What is my take? An honest one.
For most, waiting is a spiritual or religious issue and the Bible speaks against fornication. If a person goal is to stay connected to their faith, they will or should strive and restrain from having sex out of wedlock. Are they doing it is a question no one really knows.
First as I often say: “belief is powerful and anything that we believe our brain seeks to find evidence to support that belief.” That said, there are a host of celibacy support groups on Facebook and twitter encouraging people to wait on marriage before having sex and showing couple who did wait e.g. celebrities. I support these groups and their goal.
I have to be honest about what I see because NO one has true numbers on this subject. It is really a guessing game. What I did do was surveyed thousands and spoken with hundreds of men and found that the number were extremely low in the group studied.
One waiting site studies said that only 3% of Americans have successfully waited to have sex before marriage. Out of that group 60% are women and 40% are men. If you go under 25 it is about 11% but the ratio of men and women is higher about 70% to 30%. What do these numbers tell us? That there is a tremendous shortage of men NOT waiting and people in the church are not waiting as some believe.

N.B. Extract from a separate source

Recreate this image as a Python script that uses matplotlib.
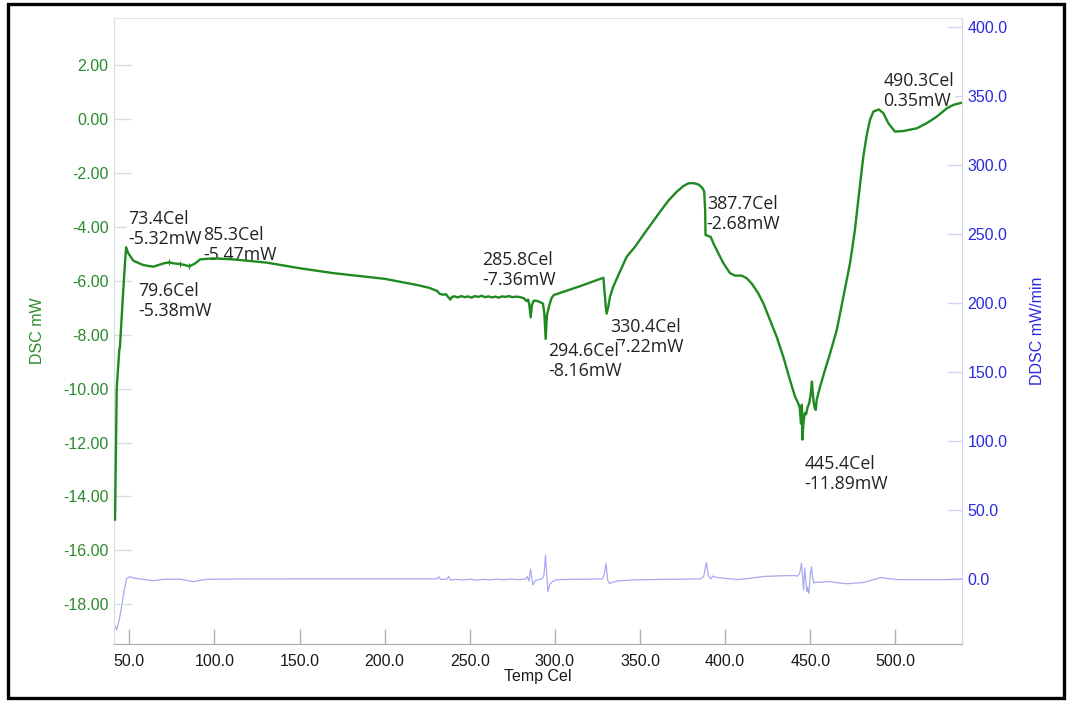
import matplotlib
matplotlib.use("Agg")
import matplotlib.pyplot as plt
from matplotlib.patches import Rectangle
from matplotlib.ticker import FixedLocator, FormatStrFormatter

# ---- DSC trace (left axis, mW) ----
dsc_temp = [41.6, 42.6, 44.1, 44.5, 46.1, 47.3, 48.1, 49.4, 52.4, 58.2, 64.1, 70.0,
            73.4, 76.5, 79.6, 82.8, 85.3, 88.6, 91.6, 99.4, 111.2, 130.8, 150.4,
            170.0, 190.0, 200.0, 209.2, 219.1, 226.0, 230.8, 232.4, 234.5, 236.0,
            237.5, 238.6, 239.5, 241.0, 243.0, 245.0, 247.0, 249.0, 251.0, 253.0,
            255.0, 257.0, 259.0, 261.0, 263.0, 265.0, 267.0, 269.0, 271.0, 273.0,
            275.0, 277.0, 279.0, 281.8, 283.3, 284.3, 285.0, 285.8, 286.5, 287.6,
            289.5, 291.6, 293.0, 293.8, 294.6, 295.3, 296.5, 298.0, 299.4, 314.0,
            328.5, 329.1, 329.9, 330.4, 331.4, 332.4, 334.3, 337.3, 342.2, 347.1,
            352.0, 356.9, 361.8, 366.7, 371.6, 375.5, 378.4, 381.3, 384.3, 386.5,
            387.7, 388.3, 388.5, 390.0, 391.6, 393.1, 396.0, 399.0, 402.9, 405.8,
            409.8, 412.7, 415.6, 419.5, 422.5, 426.4, 430.3, 434.2, 438.1, 441.1,
            443.0, 443.8, 444.3, 444.6, 444.9, 445.1, 445.4, 446.0, 446.8, 447.6,
            448.4, 449.4, 450.3, 451.0, 451.7, 452.4, 453.3, 453.8, 455.8, 458.7,
            461.7, 465.6, 469.5, 473.4, 476.2, 478.8, 481.2, 483.2, 485.1, 487.1,
            490.3, 493.0, 495.9, 499.8, 504.7, 512.6, 518.4, 524.3, 530.2, 534.1,
            539.0]
dsc_mw = [-14.87, -9.99, -8.57, -8.45, -6.71, -5.48, -4.76, -4.98, -5.26, -5.42, -5.48, -5.36,
          -5.32, -5.36, -5.38, -5.42, -5.47, -5.36, -5.21, -5.17, -5.21, -5.33, -5.54,
          -5.72, -5.86, -5.93, -6.04, -6.16, -6.26, -6.38, -6.49, -6.52, -6.50,
          -6.62, -6.70, -6.60, -6.58, -6.62, -6.57, -6.61, -6.58, -6.63, -6.57,
          -6.60, -6.56, -6.61, -6.58, -6.62, -6.59, -6.63, -6.58, -6.60, -6.57,
          -6.61, -6.59, -6.60, -6.65, -6.75, -6.70, -6.90, -7.36, -6.90, -6.74,
          -6.75, -6.80, -6.85, -7.20, -8.16, -7.30, -6.96, -6.65, -6.53, -6.22,
          -5.89, -6.35, -6.96, -7.22, -6.96, -6.59, -6.22, -5.79, -5.11, -4.74,
          -4.30, -3.87, -3.44, -3.03, -2.70, -2.49, -2.39, -2.38, -2.43, -2.55,
          -2.68, -3.40, -4.30, -4.34, -4.38, -4.61, -4.98, -5.35, -5.72, -5.81,
          -5.81, -5.91, -6.10, -6.47, -6.84, -7.46, -8.08, -8.82, -9.68, -10.30,
          -10.55, -10.70, -11.10, -11.30, -10.80, -10.60, -11.89, -11.30, -10.90, -10.95,
          -10.70, -10.55, -10.20, -9.74, -10.30, -10.67, -10.79, -10.42, -9.93, -9.31,
          -8.69, -7.83, -6.59, -5.35, -4.15, -2.70, -1.40, -0.60, -0.04, 0.27,
          0.35, 0.21, -0.16, -0.47, -0.45, -0.35, -0.16, 0.08, 0.39, 0.52,
          0.60]

# ---- DDSC trace (right axis, mW/min) ----
ddsc_temp = [41.0, 42.6, 44.0, 45.5, 47.0, 48.5, 50.4, 53.0, 58.0, 64.1, 70.0, 80.0,
             87.6, 95.0, 110.0, 150.0, 200.0, 230.8, 231.8, 232.8, 236.5, 237.6,
             238.6, 242.0, 246.0, 250.0, 254.0, 258.0, 262.0, 266.0, 270.0, 274.0,
             278.0, 282.5, 283.8, 284.8, 285.7, 286.4, 287.1, 288.5, 291.5, 292.8,
             293.6, 294.5, 295.3, 295.9, 297.0, 298.5, 301.0, 310.0, 320.0, 328.0,
             329.2, 330.0, 330.6, 331.0, 332.0, 336.7, 345.0, 360.0, 375.0, 385.7,
             387.5, 389.0, 390.2, 391.6, 392.6, 395.5, 403.4, 407.3, 415.1, 423.0,
             432.0, 440.6, 442.6, 443.8, 444.9, 445.5, 446.1, 446.8, 447.5, 448.0,
             448.4, 449.2, 450.0, 450.7, 451.4, 452.1, 452.8, 454.5, 456.3, 459.0,
             462.2, 467.0, 472.0, 477.0, 481.8, 486.0, 491.6, 496.0, 501.4, 515.0,
             530.8, 539.0]
ddsc_val = [-33.0, -37.0, -30.0, -20.0, -8.0, 0.4, 1.6, 0.5, -0.3, -1.3, -0.3, -0.2,
            -2.0, -0.3, -0.1, 0.0, 0.0, 0.0, 1.6, -0.3, -0.2, 1.8,
            -0.8, -0.3, -0.8, -0.2, -0.9, -0.3, -0.7, -0.2, -0.6, -0.1,
            -0.5, -0.2, 1.6, -1.5, 7.0, 1.0, -4.4, -1.0, -0.3, 0.5,
            3.0, 17.3, 2.0, -9.2, -4.0, -2.0, -0.6, -0.3, -0.2, 0.0,
            4.0, 11.3, 5.0, -1.0, -3.2, -1.5, -0.8, -0.4, -0.2, 0.0,
            2.0, 12.0, 2.0, 0.0, 2.0, 1.0, 0.0, -0.5, 0.5, 1.8,
            2.2, 2.5, 2.0, 4.0, 11.3, 2.0, -8.0, 8.0, -2.0, -9.0,
            -6.0, -10.5, 2.0, 8.9, 1.0, -3.0, -2.5, -2.5, -2.5, -2.0,
            -2.0, -3.0, -3.5, -3.0, -2.5, -1.0, 1.0, 0.2, -0.5, -0.5,
            -0.5, 0.0]

# ---- labelled peaks ----
peak_temp = [73.4, 79.6, 85.3, 285.8, 294.6, 330.4, 387.7, 445.4, 490.3]
peak_mw = [-5.32, -5.38, -5.47, -7.36, -8.16, -7.22, -2.68, -11.89, 0.35]
# top-left anchor of each peak label (data coordinates)
label_x = [49.2, 55.1, 93.4, 257.3, 295.9, 332.4, 389.2, 446.5, 492.9]
label_y = [-3.39, -6.05, -3.98, -4.90, -8.27, -7.37, -2.81, -12.47, 1.74]

dsc_ticks = [-18, -16, -14, -12, -10, -8, -6, -4, -2, 0, 2]
ddsc_ticks = [0, 50, 100, 150, 200, 250, 300, 350, 400]
temp_ticks = [50, 100, 150, 200, 250, 300, 350, 400, 450, 500]

plt.rcParams["axes.unicode_minus"] = False
plt.rcParams["font.family"] = ["Liberation Sans", "DejaVu Sans"]

GREEN_LINE = "#1f8a1f"
GREEN_TXT = "#2a8a2a"
BLUE_TXT = "#2a2ae0"
BLUE_LINE = "#a9a9f2"

W, H = 1072, 702
fig = plt.figure(figsize=(W / 100, H / 100), dpi=100)
L, R, T, B = 114, 961.7, 18.3, 644
ax = fig.add_axes([L / W, 1 - B / H, (R - L) / W, (B - T) / H])
ax2 = ax.twinx()
ax.set_zorder(ax2.get_zorder() + 1)
ax.patch.set_visible(False)

ax.set_xlim(41.0, 539.0)
ax.set_ylim(-19.47, 3.73)
ax2.set_ylim(-47.2, 406.5)

ax2.plot(ddsc_temp, ddsc_val, color=BLUE_LINE, lw=0.9)
ax.plot(dsc_temp, dsc_mw, color=GREEN_LINE, lw=1.7, zorder=5,
        solid_joinstyle="round", solid_capstyle="round")
ax.plot(peak_temp[:3], peak_mw[:3], linestyle="none", marker="|", ms=5,
        mew=0.8, color=GREEN_LINE, zorder=5)

n = len(peak_temp)
for i, (t, v, lx, ly) in enumerate(zip(peak_temp, peak_mw, label_x, label_y)):
    ax.text(lx, ly, f"{t:.1f}Cel\n{v:.2f}mW", ha="left", va="top",
            fontsize=12.8, family=["Open Sans", "DejaVu Sans"], color="#222222",
            linespacing=1.15, zorder=3 + (n - i) * 0.01,
            bbox=dict(facecolor="white", edgecolor="none", pad=0.5))

# axes styling
ax.spines["right"].set_visible(False)
for s in ["left", "top", "bottom"]:
    ax2.spines[s].set_visible(False)
ax.spines["top"].set_color("#dfe4ea")
ax.spines["left"].set_color("#d5dde5")
ax.spines["bottom"].set_color("#a8a8a8")
ax2.spines["right"].set_color("#d4d4f0")

ax.xaxis.set_major_locator(FixedLocator(temp_ticks))
ax.xaxis.set_major_formatter(FormatStrFormatter("%.1f"))
ax.yaxis.set_major_locator(FixedLocator(dsc_ticks))
ax.yaxis.set_major_formatter(FormatStrFormatter("%.2f"))
ax2.yaxis.set_major_locator(FixedLocator(ddsc_ticks))
ax2.yaxis.set_major_formatter(FormatStrFormatter("%.1f"))

ax.tick_params(axis="x", direction="in", length=11, width=1, color="#b0b0b0",
               labelsize=11.5, labelcolor="#1a1a1a", pad=7)
ax.tick_params(axis="y", direction="in", length=12, width=1, color="#d5dde5",
               labelsize=11.5, labelcolor=GREEN_TXT, pad=4)
ax2.tick_params(axis="y", direction="in", length=11, width=1, color="#d4d4f0",
                labelsize=11.5, labelcolor=BLUE_TXT, pad=4)

ax.set_xlabel("Temp Cel", fontsize=11.5, color="#1a1a1a", va="center")
ax.xaxis.set_label_coords((538 - L) / (R - L), (B - 677) / (B - T))
ax.set_ylabel("DSC mW", fontsize=11.5, color=GREEN_TXT, va="center")
ax.yaxis.set_label_coords((38 - L) / (R - L), 0.5)
ax2.set_ylabel("DDSC mW/min", fontsize=11.5, color=BLUE_TXT, va="center")
ax2.yaxis.set_label_coords((1037 - L) / (R - L), 0.5)

# outer frame
fig.add_artist(Rectangle((7.5 / W, 1 - 698 / H), (1064 - 7.5) / W, (698 - 4) / H,
                         transform=fig.transFigure, fill=False,
                         edgecolor="black", linewidth=2.4))

fig.savefig("out.png", dpi=100, facecolor="white")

This post is not about telling you want to do, preach to you about what is right or wrong. It is designed to offer some suggestions if you are waiting.

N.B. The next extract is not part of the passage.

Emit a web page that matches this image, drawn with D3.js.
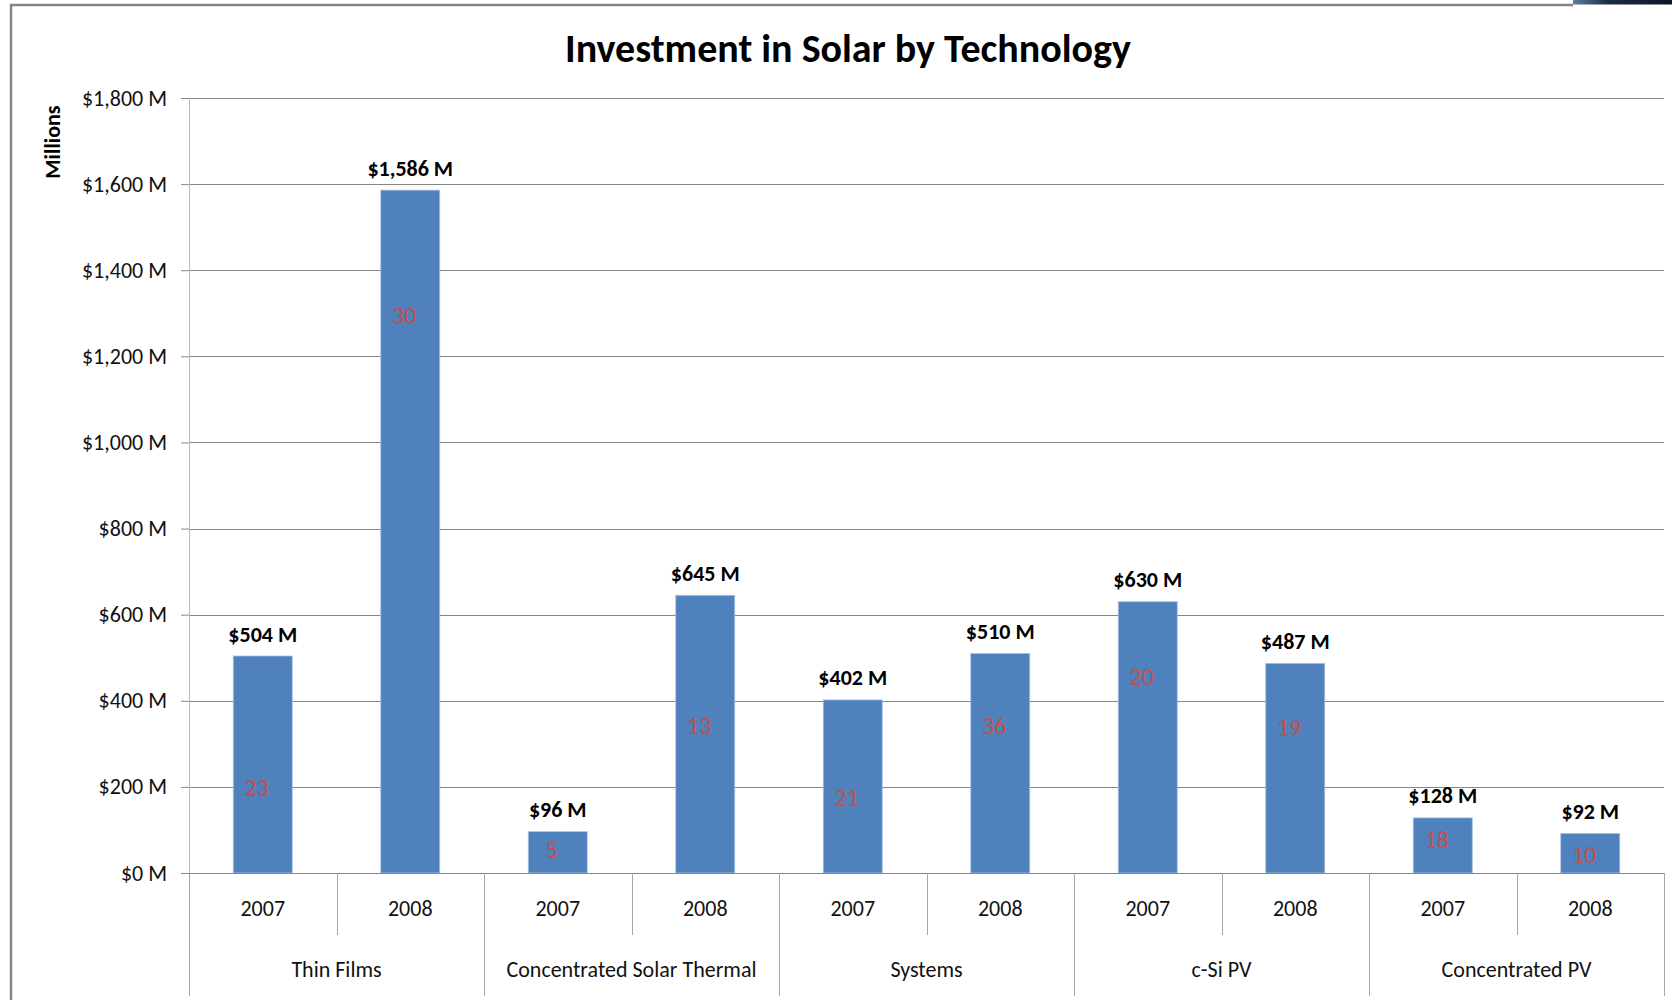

DO NOT HAVE ANY ATTACHMENTS TO MARRIAGE if you are waiting!
This means that if you are NOT having sex before marriage, maintain your standards but at the same time detached yourself to the result of this stand. Do not look for support to provide you evidence of those who did get married and they waited. Stop going to website searching for this evidence of those who had success. These support groups should be more about encouraging you to maintain your walk and providing relationship skills while waiting to their members. Instead of pushing an agenda of sharing those that waited and are successfully married. This is providing you to be more attachment to the outcome in my opinion.
You can and will become discourage if you become attached to the outcome of marriage. I know women approaching 40 and are still waiting to be married and have no kids. Many have friends that did NOT wait but are now married with children. The question is, was it because they did not wait? I Just don’t know and NOT looking for any evidence.
But guess who often ask me for dating advice or desperately seeking help? Women in their late 30 or early 40s who have waited and waited and now leaving the church discourage, frustrated, resentful and even angry.
Do you want to know what was my response to their situation?
- Why where you waiting?
- To serve God’s principle or did you falsely believe that you were entitled to a husband because you waited?
Wait because this is YOUR standard. If you get married great if you don’t it wasn’t for you. It should be that simple with any frustrations or resentment. God did NOT let you down; you let yourself by being attach to something that he never promised.
This may NOT be what you wanted to hear but it is honest.